A perception-safety requirement that traces from an ISO 18497 clause through a system-level hazard analysis to a specific sensor specification to a specific validation test is a safety asset. If that chain is maintained in a spreadsheet that lives on a shared drive and is updated manually, it is also a liability. Tools that support graph-based traceability — where relationships between requirements, hazards, analyses, and test results are first-class data rather than document references — are becoming standard infrastructure in mature safety engineering programs.
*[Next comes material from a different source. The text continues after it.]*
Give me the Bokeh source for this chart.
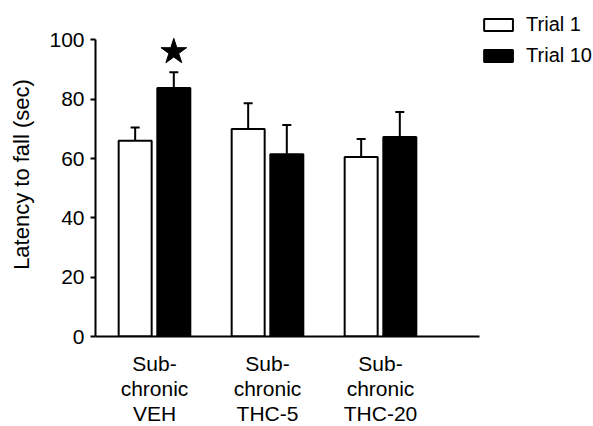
from bokeh.plotting import figure
from bokeh.models import (ColumnDataSource, Range1d, FixedTicker, Whisker, TeeHead,
                          Legend, LegendItem)
from bokeh.transform import dodge
from bokeh.embed import file_html
from bokeh.resources import INLINE

groups = ["Sub-\nchronic\nVEH", "Sub-\nchronic\nTHC-5", "Sub-\nchronic\nTHC-20"]
trial1 = [66.0, 70.0, 60.5]
trial1_sem = [4.5, 8.7, 6.1]
trial10 = [83.8, 61.5, 67.3]
trial10_sem = [5.3, 9.8, 8.4]
yticks = [0, 20, 40, 60, 80, 100]
star_value = 96

xpos = [i + 1 for i in range(len(groups))]
off = 0.171
bw = 0.292

src = ColumnDataSource(dict(
    x=xpos, t1=trial1, t10=trial10,
    t1u=[a + b for a, b in zip(trial1, trial1_sem)],
    t10u=[a + b for a, b in zip(trial10, trial10_sem)],
))

FONT = "Liberation Sans"

p = figure(frame_width=498, frame_height=324, output_backend="svg", toolbar_location=None,
           x_range=Range1d(0.478, 4.885), y_range=Range1d(0, 109.27),
           min_border_left=95, min_border_right=0, min_border_top=12, min_border_bottom=88)
p.outline_line_color = None
p.grid.grid_line_color = None
p.background_fill_color = None
p.border_fill_color = None

r1 = p.vbar(x=dodge('x', -off, range=p.x_range), top='t1', width=bw, source=src,
            fill_color="white", line_color="black", line_width=2)
r10 = p.vbar(x=dodge('x', off, range=p.x_range), top='t10', width=bw, source=src,
             fill_color="black", line_color="black", line_width=2)

for xo, lo, up in [(-off, 't1', 't1u'), (off, 't10', 't10u')]:
    w = Whisker(base=dodge('x', xo, range=p.x_range), lower=lo, upper=up, source=src,
                dimension="height", line_color="black", line_width=2,
                lower_head=None, upper_head=TeeHead(size=9, line_color="black", line_width=2))
    p.add_layout(w)

p.scatter(x=[xpos[0] + off], y=[star_value], marker="star", size=27,
          fill_color="black", line_color="black")

# axes
p.yaxis.ticker = FixedTicker(ticks=yticks)
p.yaxis.bounds = (0, 100)
p.yaxis.axis_label = "Latency to fall (sec)"
p.yaxis.axis_label_text_font = FONT
p.yaxis.axis_label_text_font_size = "22px"
p.yaxis.axis_label_text_font_style = "normal"
p.yaxis.axis_label_text_color = "black"
p.yaxis.axis_label_standoff = 12
p.yaxis.major_label_text_font = FONT
p.yaxis.major_label_text_font_size = "21px"
p.yaxis.major_label_text_color = "black"
p.yaxis.major_tick_out = 5
p.yaxis.major_tick_in = 0
p.yaxis.minor_tick_line_color = None
p.yaxis.axis_line_width = 2
p.yaxis.major_tick_line_width = 2
p.yaxis.major_label_standoff = 6

p.xaxis.ticker = FixedTicker(ticks=xpos)
p.xaxis.bounds = (0.478, 3.876)
p.xaxis.major_label_overrides = {x: g for x, g in zip(xpos, groups)}
p.xaxis.major_label_text_font = FONT
p.xaxis.major_label_text_font_size = "21px"
p.xaxis.major_label_text_color = "black"
p.xaxis.major_label_text_line_height = 1.1
p.xaxis.major_tick_line_color = None
p.xaxis.minor_tick_line_color = None
p.xaxis.axis_line_width = 2
p.xaxis.major_label_standoff = 9

legend = Legend(items=[LegendItem(label="Trial 1", renderers=[r1]),
                       LegendItem(label="Trial 10", renderers=[r10])],
                location="top_right", orientation="vertical",
                glyph_width=36, glyph_height=15, label_height=15,
                spacing=8, padding=1, margin=1, label_standoff=10,
                label_text_font=FONT, label_text_font_size="20px",
                label_text_color="black",
                border_line_color=None, background_fill_alpha=0)
p.add_layout(legend)

open("out.html", "w").write(file_html(p, INLINE))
Flow Engineering, built specifically for hardware and systems engineering teams, implements this kind of connected traceability model. For agricultural robotics programs navigating multiple standards simultaneously — ISO 18497, IEC 61508, and SOTIF in the same system — the ability to trace a single requirement to its origins across multiple frameworks and track it through to validation evidence is operationally significant. The absence of a mandated framework does not reduce the need for that infrastructure; it increases it, because the engineering team is responsible for maintaining the coherence that a certification process would otherwise enforce.

Honest Assessment

The regulatory landscape for autonomous agricultural robotics is not chaotic — it is immature. That distinction matters. The technical standards exist, the engineering methodologies are borrowable from adjacent industries, and the commercial pressure to demonstrate safety systematically is building faster than government regulation. The companies that are managing this well are treating the absence of a mandated framework not as permission to be less rigorous, but as an obligation to be more deliberately rigorous.

The certification compass will eventually be built. The engineering teams who will navigate it most successfully are the ones building their safety infrastructure now, in anticipation of a regulatory moment that rewards evidence over assertion. The ones treating compliance as a documentation exercise will find, when that moment arrives, that they have been building in the wrong direction all along.